— Given problem —
Each line of the listing must be transcribed exactly, except for the images, which should be excluded.

— Available data —
_ _ _ _

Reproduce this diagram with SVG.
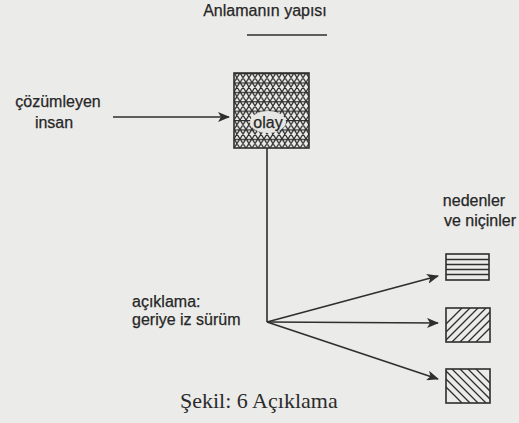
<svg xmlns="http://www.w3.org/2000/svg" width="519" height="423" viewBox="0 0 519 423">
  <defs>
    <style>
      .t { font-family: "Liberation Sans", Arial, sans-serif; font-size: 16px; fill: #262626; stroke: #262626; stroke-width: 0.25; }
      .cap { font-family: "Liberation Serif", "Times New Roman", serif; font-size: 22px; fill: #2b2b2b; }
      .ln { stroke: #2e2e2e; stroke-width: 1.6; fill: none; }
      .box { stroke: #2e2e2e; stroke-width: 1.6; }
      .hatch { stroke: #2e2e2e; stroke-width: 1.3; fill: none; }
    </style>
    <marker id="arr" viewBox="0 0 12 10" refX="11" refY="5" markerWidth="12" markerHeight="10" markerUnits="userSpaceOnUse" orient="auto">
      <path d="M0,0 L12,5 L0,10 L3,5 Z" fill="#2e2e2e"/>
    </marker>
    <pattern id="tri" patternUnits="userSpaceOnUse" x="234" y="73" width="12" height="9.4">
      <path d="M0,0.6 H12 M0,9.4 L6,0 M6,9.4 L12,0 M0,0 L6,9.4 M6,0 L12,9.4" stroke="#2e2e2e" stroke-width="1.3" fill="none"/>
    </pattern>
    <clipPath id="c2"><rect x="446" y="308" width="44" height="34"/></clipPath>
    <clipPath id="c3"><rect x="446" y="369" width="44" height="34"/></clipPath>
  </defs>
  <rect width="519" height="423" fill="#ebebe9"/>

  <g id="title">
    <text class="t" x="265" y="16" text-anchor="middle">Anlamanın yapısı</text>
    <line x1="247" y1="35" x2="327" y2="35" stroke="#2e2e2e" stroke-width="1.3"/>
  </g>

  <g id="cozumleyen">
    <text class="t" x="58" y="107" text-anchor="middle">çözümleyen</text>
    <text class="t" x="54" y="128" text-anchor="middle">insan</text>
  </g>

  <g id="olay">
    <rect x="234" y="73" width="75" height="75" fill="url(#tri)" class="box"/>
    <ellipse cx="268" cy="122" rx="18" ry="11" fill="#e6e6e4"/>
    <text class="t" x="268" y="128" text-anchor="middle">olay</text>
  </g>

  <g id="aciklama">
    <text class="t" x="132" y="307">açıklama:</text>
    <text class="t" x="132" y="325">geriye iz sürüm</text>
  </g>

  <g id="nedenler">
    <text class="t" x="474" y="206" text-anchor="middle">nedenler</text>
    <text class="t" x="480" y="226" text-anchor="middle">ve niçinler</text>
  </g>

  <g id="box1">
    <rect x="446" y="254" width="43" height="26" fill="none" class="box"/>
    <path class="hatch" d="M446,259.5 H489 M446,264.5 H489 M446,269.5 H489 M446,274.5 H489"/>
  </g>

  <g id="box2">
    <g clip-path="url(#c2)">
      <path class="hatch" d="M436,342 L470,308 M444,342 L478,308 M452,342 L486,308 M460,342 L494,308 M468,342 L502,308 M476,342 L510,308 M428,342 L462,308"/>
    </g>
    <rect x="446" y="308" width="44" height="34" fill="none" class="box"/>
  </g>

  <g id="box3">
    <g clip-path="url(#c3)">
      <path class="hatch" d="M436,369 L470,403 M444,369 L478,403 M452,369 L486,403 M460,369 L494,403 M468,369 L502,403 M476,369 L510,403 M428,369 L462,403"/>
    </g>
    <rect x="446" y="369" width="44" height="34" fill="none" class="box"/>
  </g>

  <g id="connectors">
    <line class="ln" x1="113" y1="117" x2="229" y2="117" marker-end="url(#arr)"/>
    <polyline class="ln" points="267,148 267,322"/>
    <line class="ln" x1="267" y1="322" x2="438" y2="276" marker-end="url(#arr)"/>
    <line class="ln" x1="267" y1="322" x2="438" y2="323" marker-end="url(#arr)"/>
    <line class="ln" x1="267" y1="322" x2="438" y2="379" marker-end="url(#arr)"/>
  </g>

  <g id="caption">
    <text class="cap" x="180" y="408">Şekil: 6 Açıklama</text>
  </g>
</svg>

_ _ _ _

— The output —
Reproduce this diagram with SVG.
<svg xmlns="http://www.w3.org/2000/svg" width="519" height="423" viewBox="0 0 519 423">
  <defs>
    <style>
      .t { font-family: "Liberation Sans", Arial, sans-serif; font-size: 16px; fill: #262626; stroke: #262626; stroke-width: 0.25; }
      .cap { font-family: "Liberation Serif", "Times New Roman", serif; font-size: 22px; fill: #2b2b2b; }
      .ln { stroke: #2e2e2e; stroke-width: 1.6; fill: none; }
      .box { stroke: #2e2e2e; stroke-width: 1.6; }
      .hatch { stroke: #2e2e2e; stroke-width: 1.3; fill: none; }
    </style>
    <marker id="arr" viewBox="0 0 12 10" refX="11" refY="5" markerWidth="12" markerHeight="10" markerUnits="userSpaceOnUse" orient="auto">
      <path d="M0,0 L12,5 L0,10 L3,5 Z" fill="#2e2e2e"/>
    </marker>
    <pattern id="tri" patternUnits="userSpaceOnUse" x="234" y="73" width="12" height="9.4">
      <path d="M0,0.6 H12 M0,9.4 L6,0 M6,9.4 L12,0 M0,0 L6,9.4 M6,0 L12,9.4" stroke="#2e2e2e" stroke-width="1.3" fill="none"/>
    </pattern>
    <clipPath id="c2"><rect x="446" y="308" width="44" height="34"/></clipPath>
    <clipPath id="c3"><rect x="446" y="369" width="44" height="34"/></clipPath>
  </defs>
  <rect width="519" height="423" fill="#ebebe9"/>

  <g id="title">
    <text class="t" x="265" y="16" text-anchor="middle">Anlamanın yapısı</text>
    <line x1="247" y1="35" x2="327" y2="35" stroke="#2e2e2e" stroke-width="1.3"/>
  </g>

  <g id="cozumleyen">
    <text class="t" x="58" y="107" text-anchor="middle">çözümleyen</text>
    <text class="t" x="54" y="128" text-anchor="middle">insan</text>
  </g>

  <g id="olay">
    <rect x="234" y="73" width="75" height="75" fill="url(#tri)" class="box"/>
    <ellipse cx="268" cy="122" rx="18" ry="11" fill="#e6e6e4"/>
    <text class="t" x="268" y="128" text-anchor="middle">olay</text>
  </g>

  <g id="aciklama">
    <text class="t" x="132" y="307">açıklama:</text>
    <text class="t" x="132" y="325">geriye iz sürüm</text>
  </g>

  <g id="nedenler">
    <text class="t" x="474" y="206" text-anchor="middle">nedenler</text>
    <text class="t" x="480" y="226" text-anchor="middle">ve niçinler</text>
  </g>

  <g id="box1">
    <rect x="446" y="254" width="43" height="26" fill="none" class="box"/>
    <path class="hatch" d="M446,259.5 H489 M446,264.5 H489 M446,269.5 H489 M446,274.5 H489"/>
  </g>

  <g id="box2">
    <g clip-path="url(#c2)">
      <path class="hatch" d="M436,342 L470,308 M444,342 L478,308 M452,342 L486,308 M460,342 L494,308 M468,342 L502,308 M476,342 L510,308 M428,342 L462,308"/>
    </g>
    <rect x="446" y="308" width="44" height="34" fill="none" class="box"/>
  </g>

  <g id="box3">
    <g clip-path="url(#c3)">
      <path class="hatch" d="M436,369 L470,403 M444,369 L478,403 M452,369 L486,403 M460,369 L494,403 M468,369 L502,403 M476,369 L510,403 M428,369 L462,403"/>
    </g>
    <rect x="446" y="369" width="44" height="34" fill="none" class="box"/>
  </g>

  <g id="connectors">
    <line class="ln" x1="113" y1="117" x2="229" y2="117" marker-end="url(#arr)"/>
    <polyline class="ln" points="267,148 267,322"/>
    <line class="ln" x1="267" y1="322" x2="438" y2="276" marker-end="url(#arr)"/>
    <line class="ln" x1="267" y1="322" x2="438" y2="323" marker-end="url(#arr)"/>
    <line class="ln" x1="267" y1="322" x2="438" y2="379" marker-end="url(#arr)"/>
  </g>

  <g id="caption">
    <text class="cap" x="180" y="408">Şekil: 6 Açıklama</text>
  </g>
</svg>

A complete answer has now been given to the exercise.